Versus calling stations, trim the thin bluffs and probe more for value. They do not like folding pairs, even after they announce capped strength by checking back. You do not need heroics. Just bet hands that are ahead and deny them free realization.
Versus aggressive thinking regs, protect your checking range. Some of your strongest hands should still check turn after the flop checks through, especially on runouts where they will attack delayed. If you bet every decent hand, your check range becomes a target on the river.
Never drift into hope poker here. Checking turn with a vulnerable hand just because you might improve on the river is usually lazy. If your hand benefits from folds now, charge the field now. Free cards are gifts, and strong players do not hand them out without reason.
Common Leaks
- Checking too much for pot control, especially with hands that hate river overcards.
- Bluffing with dead air, instead of using hands with equity and blockers.
- Using one size on every board, which makes your line easy to read and easy to defend.
- Ignoring population, even though online pools clearly over fold some nodes and over call others.
- Forgetting river plans, then arriving on the end with no idea which cards to value bet or bluff.
Final Framework
When Villain checks back flop, ask yourself three things on the turn. First, whose range improved? Second, does my hand want value, protection, or fold equity? Third, which rivers help me continue credibly?
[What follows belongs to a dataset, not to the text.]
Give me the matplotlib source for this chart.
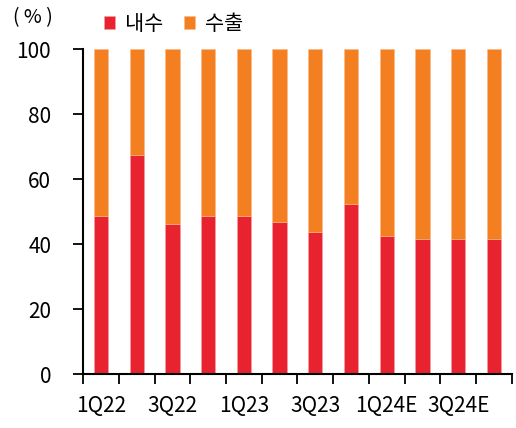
import numpy as np
import matplotlib.pyplot as plt

plt.rcParams['font.family'] = ['Noto Sans CJK KR', 'DejaVu Sans']

quarters = ['1Q22', '2Q22', '3Q22', '4Q22', '1Q23', '2Q23', '3Q23', '4Q23',
            '1Q24E', '2Q24E', '3Q24E', '4Q24E']
domestic = [48.7, 67.5, 46.3, 48.7, 48.7, 47.0, 43.9, 52.3, 42.6, 41.5, 41.5, 41.5]
export = [100 - d for d in domestic]

red = '#E8232F'
orange = '#F47F20'

fig = plt.figure(figsize=(5.16, 4.28), dpi=100)
ax = fig.add_axes([0.161, 0.1255, 0.831, 0.7595])

x = np.arange(len(quarters))
ax.bar(x, domestic, width=0.4, color=red, edgecolor='#f5a0a5', linewidth=0.4, label='내수')
ax.bar(x, export, width=0.4, bottom=domestic, color=orange, edgecolor='#f9b98a',
       linewidth=0.4, label='수출')

ax.set_xlim(-0.5, len(quarters) - 0.5)
ax.set_ylim(0, 100)
ax.set_yticks(range(0, 101, 20))

# labels on every other bar, ticks between bars
ax.set_xticks(x[::2])
ax.set_xticklabels(quarters[::2])
ax.set_xticks(np.arange(-0.5, len(quarters), 1), minor=True)
ax.tick_params(axis='x', which='major', length=0, pad=15)
ax.tick_params(axis='x', which='minor', length=7, width=1.3, direction='out')
ax.tick_params(axis='y', length=7, width=1.3, pad=16)
ax.tick_params(labelsize=15)

for s in ['top', 'right']:
    ax.spines[s].set_visible(False)
for s in ['left', 'bottom']:
    ax.spines[s].set_linewidth(1.5)

fig.text(0.025, 0.958, '( % )', fontsize=14, va='center')
ax.legend(loc='center left', bbox_to_anchor=(0.185, 0.944), bbox_transform=fig.transFigure,
          ncol=2, frameon=False, fontsize=15, handlelength=0.55, handleheight=0.55,
          handletextpad=0.45, columnspacing=1.0, borderaxespad=0)

fig.savefig('out.png', dpi=100)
If your range gained leverage and Villain’s line capped them, probe confidently. If the turn restored their equity advantage, slow down and defend with discipline. Strong turn probing is not about mindless aggression. It is about recognizing that missed flop pressure creates a debt, and on the right turn card, position has to pay it.
Key Takeaway
Turn probe bets win because flop checks cap the in position range and create dead money. Probe most aggressively when the turn favors your out of position range, when your hand wants protection, or when you hold strong equity with credible future barrels. Do not attack weakness blindly. Attack it when the card, ranges, and player type make folding the profitable outcome.